In view of this latter point, one often wonders whether the “music of the woven word” does not actually smother problems which might be raised by a genuinely curious reader. Of course, any particular metaphysic is simply a way of affirming that certain questions are ultimately irrelevant; but the rather “dainty” materialism (to use a phrase of the late Professor Woods) to which Mr. Santayana adheres may be conceived as side-stepping a number of issues whose ultimate triviality is extremely doubtful and should at least be demonstrated by some dialectical means if such issues are to be successfully ignored. It is the very absence of problems, the very fact that the mind is lulled into an artificial slumber from which it awakes somewhat ashamed of itself, that makes one suspicious. For though philosophy begins in wonder, must it necessarily end in the placid contemplation of essence?
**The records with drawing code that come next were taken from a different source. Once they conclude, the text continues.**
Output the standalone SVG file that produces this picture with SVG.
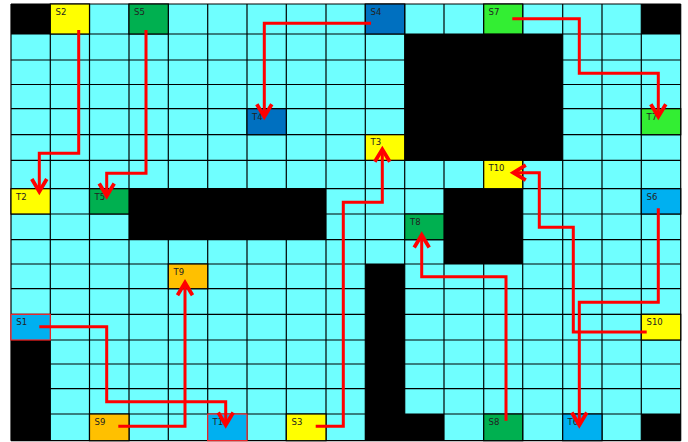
<svg xmlns="http://www.w3.org/2000/svg" width="688" height="442" viewBox="0 0 688 442">
<style>
.grid line{stroke:#000;stroke-width:1.2}
.cell{stroke:#000;stroke-width:1.2}
.blk{fill:#000}
.lbl{font-family:"DejaVu Sans",sans-serif;font-size:8.5px;fill:#222}
.conn{fill:none;stroke:#ff0000;stroke-width:3;stroke-linejoin:miter;marker-end:url(#arr)}
</style>
<defs>
<marker id="arr" markerUnits="userSpaceOnUse" markerWidth="20" markerHeight="20" refX="0" refY="0" orient="auto" viewBox="-12 -8 14 16" overflow="visible">
<path d="M-10,-6 L0,0 L-10,6" fill="none" stroke="#ff0000" stroke-width="3"/>
</marker>
</defs>
<rect x="0" y="0" width="688" height="442" fill="#fff"/>
<rect x="11" y="4" width="669.7" height="436.7" fill="#6FFFFF"/>
<g class="grid">
<line x1="11" y1="4" x2="11" y2="440.7"/><line x1="50.3" y1="4" x2="50.3" y2="440.7"/><line x1="89.5" y1="4" x2="89.5" y2="440.7"/><line x1="129" y1="4" x2="129" y2="440.7"/><line x1="168.3" y1="4" x2="168.3" y2="440.7"/><line x1="207.7" y1="4" x2="207.7" y2="440.7"/><line x1="247" y1="4" x2="247" y2="440.7"/><line x1="286.3" y1="4" x2="286.3" y2="440.7"/><line x1="326" y1="4" x2="326" y2="440.7"/><line x1="365.3" y1="4" x2="365.3" y2="440.7"/><line x1="404.7" y1="4" x2="404.7" y2="440.7"/><line x1="444" y1="4" x2="444" y2="440.7"/><line x1="483.7" y1="4" x2="483.7" y2="440.7"/><line x1="522.7" y1="4" x2="522.7" y2="440.7"/><line x1="562.7" y1="4" x2="562.7" y2="440.7"/><line x1="602" y1="4" x2="602" y2="440.7"/><line x1="641.3" y1="4" x2="641.3" y2="440.7"/><line x1="680.7" y1="4" x2="680.7" y2="440.7"/>
<line x1="11" y1="4" x2="680.7" y2="4"/><line x1="11" y1="34" x2="680.7" y2="34"/><line x1="11" y1="60" x2="680.7" y2="60"/><line x1="11" y1="84.5" x2="680.7" y2="84.5"/><line x1="11" y1="108.7" x2="680.7" y2="108.7"/><line x1="11" y1="134.7" x2="680.7" y2="134.7"/><line x1="11" y1="160.3" x2="680.7" y2="160.3"/><line x1="11" y1="188.7" x2="680.7" y2="188.7"/><line x1="11" y1="214" x2="680.7" y2="214"/><line x1="11" y1="239.7" x2="680.7" y2="239.7"/><line x1="11" y1="264" x2="680.7" y2="264"/><line x1="11" y1="288.7" x2="680.7" y2="288.7"/><line x1="11" y1="314.3" x2="680.7" y2="314.3"/><line x1="11" y1="340" x2="680.7" y2="340"/><line x1="11" y1="364" x2="680.7" y2="364"/><line x1="11" y1="388.7" x2="680.7" y2="388.7"/><line x1="11" y1="414" x2="680.7" y2="414"/><line x1="11" y1="440.7" x2="680.7" y2="440.7"/>
</g>
<g id="obstacles">
<rect class="blk" x="11" y="4" width="39.3" height="30"/>
<rect class="blk" x="641.3" y="4" width="39.4" height="30"/>
<rect class="blk" x="404.7" y="34" width="158" height="126.3"/>
<rect class="blk" x="129" y="188.7" width="197" height="51"/>
<rect class="blk" x="444" y="188.7" width="78.7" height="75.3"/>
<rect class="blk" x="365.3" y="264" width="39.4" height="176.7"/>
<rect class="blk" x="365.3" y="414" width="78.7" height="26.7"/>
<rect class="blk" x="11" y="340" width="39.3" height="100.7"/>
<rect class="blk" x="641.3" y="414" width="39.4" height="26.7"/>
</g>
<g id="S2"><rect class="cell" x="50.3" y="4" width="39.2" height="30" fill="#FFFF00"/><text class="lbl" x="55.5" y="14.5">S2</text></g>
<g id="S5"><rect class="cell" x="129" y="4" width="39.3" height="30" fill="#00B050"/><text class="lbl" x="134" y="14.5">S5</text></g>
<g id="S4"><rect class="cell" x="365.3" y="4" width="39.4" height="30" fill="#0070C0"/><text class="lbl" x="370.5" y="14.5">S4</text></g>
<g id="S7"><rect class="cell" x="483.7" y="4" width="39" height="30" fill="#33EE33"/><text class="lbl" x="488.5" y="14.5">S7</text></g>
<g id="T4"><rect class="cell" x="247" y="108.7" width="39.3" height="26" fill="#0070C0"/><text class="lbl" x="252" y="119.5">T4</text></g>
<g id="T7"><rect class="cell" x="641.3" y="108.7" width="39.4" height="26" fill="#33EE33"/><text class="lbl" x="646.5" y="119.5">T7</text></g>
<g id="T3"><rect class="cell" x="365.3" y="134.7" width="39.4" height="25.6" fill="#FFFF00"/><text class="lbl" x="370.5" y="145">T3</text></g>
<g id="T10"><rect class="cell" x="483.7" y="160.3" width="39" height="28.4" fill="#FFFF00"/><text class="lbl" x="488.5" y="170.5">T10</text></g>
<g id="T2"><rect class="cell" x="11" y="188.7" width="39.3" height="25.3" fill="#FFFF00"/><text class="lbl" x="16" y="199.5">T2</text></g>
<g id="T5"><rect class="cell" x="89.5" y="188.7" width="39.5" height="25.3" fill="#00B050"/><text class="lbl" x="94.5" y="199.5">T5</text></g>
<g id="S6"><rect class="cell" x="641.3" y="188.7" width="39.4" height="25.3" fill="#00B0F0"/><text class="lbl" x="646.5" y="199.5">S6</text></g>
<g id="T8"><rect class="cell" x="404.7" y="214" width="39.3" height="25.7" fill="#00B050"/><text class="lbl" x="410" y="225">T8</text></g>
<g id="T9"><rect class="cell" x="168.3" y="264" width="39.4" height="24.7" fill="#FFC000"/><text class="lbl" x="173.5" y="275">T9</text></g>
<g id="S1"><rect x="11" y="314.3" width="39.3" height="25.7" fill="#00B0F0" stroke="#ff2020" stroke-width="1.2"/><text class="lbl" x="16.3" y="325">S1</text></g>
<g id="S10"><rect class="cell" x="641.3" y="314.3" width="39.4" height="25.7" fill="#FFFF00"/><text class="lbl" x="646.5" y="325">S10</text></g>
<g id="S9"><rect class="cell" x="89.5" y="414" width="39.5" height="26.7" fill="#FFC000"/><text class="lbl" x="94.5" y="425">S9</text></g>
<g id="T1"><rect x="207.7" y="414" width="39.3" height="26.7" fill="#00B0F0" stroke="#ff2020" stroke-width="1.2"/><text class="lbl" x="212.5" y="425">T1</text></g>
<g id="S3"><rect class="cell" x="286.3" y="414" width="39.7" height="26.7" fill="#FFFF00"/><text class="lbl" x="291.5" y="425">S3</text></g>
<g id="S8"><rect class="cell" x="483.7" y="414" width="39" height="26.7" fill="#00B050"/><text class="lbl" x="488.5" y="425">S8</text></g>
<g id="T6"><rect class="cell" x="562.7" y="414" width="39.3" height="26.7" fill="#00B0F0"/><text class="lbl" x="567.5" y="425">T6</text></g>
<g id="connectors">
<path class="conn" d="M78.7,30 V153.3 H39.3 V191.5"/>
<path class="conn" d="M146,30 V173.3 H106.7 V196"/>
<path class="conn" d="M371,23.3 H264.3 V116.7"/>
<path class="conn" d="M512.3,18.7 H579.3 V73.3 H658.3 V116.7"/>
<path class="conn" d="M315.7,426.3 H343.3 V202.3 H382.3 V149.3"/>
<path class="conn" d="M506,420.7 V276.7 H421.7 V235"/>
<path class="conn" d="M658.3,208.3 V302.3 H579.3 V425"/>
<path class="conn" d="M646.7,332 H573.3 V227.3 H539.3 V172.7 H513.3"/>
<path class="conn" d="M39.3,326.7 H106.7 V401.7 H225.7 V425"/>
<path class="conn" d="M118.3,426.3 H185 V282.7"/>
</g>
</svg>
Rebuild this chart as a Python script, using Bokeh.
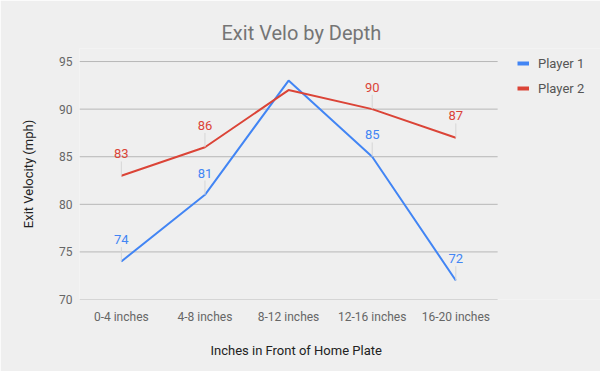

For Mr. Santayana, there is no problem about Truth. Truth is “the complete ideal description of existence,” “passive” and forming “an ideal realm of being, impersonal and superexistential.” Truth is not, in the ordinary sense, “necessary”; its contingency arises from the contingency of fact, for facts are what make Truth true. It is logically prior to its expression and to its discovery: “Truth is grasped after, not imposed, by the presumptions of the intellect.” Truth is something which only mind can detach, but such detaching does not make it any truer. There is no reason why we should love Truth; actually many of us, unwittingly, hate it.

And certainly, on the other hand, there may be an indecent passion for it. In the end, the relation of Truth to man seems accidental, almost trivial.

The purpose of the book would appear, then, to be the elimination of certain confusions and superstitions concerning Truth. For it is Mr. Santayana’s peculiar talent to shear cleanly through the middle of some of the toughest philosophical tangles in a way that is little short of miraculous. But there is both a reward and a penalty for such simplification. The reward is freedom of expression, the possibility of a dramatic rather than a technical presentation of the subject matter. The penalty is that of being, as Dr. Whitehead has put it, “clearer than the truth.” “The Realm of Truth” discloses to us that “truth is so.” So what, Mr. Santayana?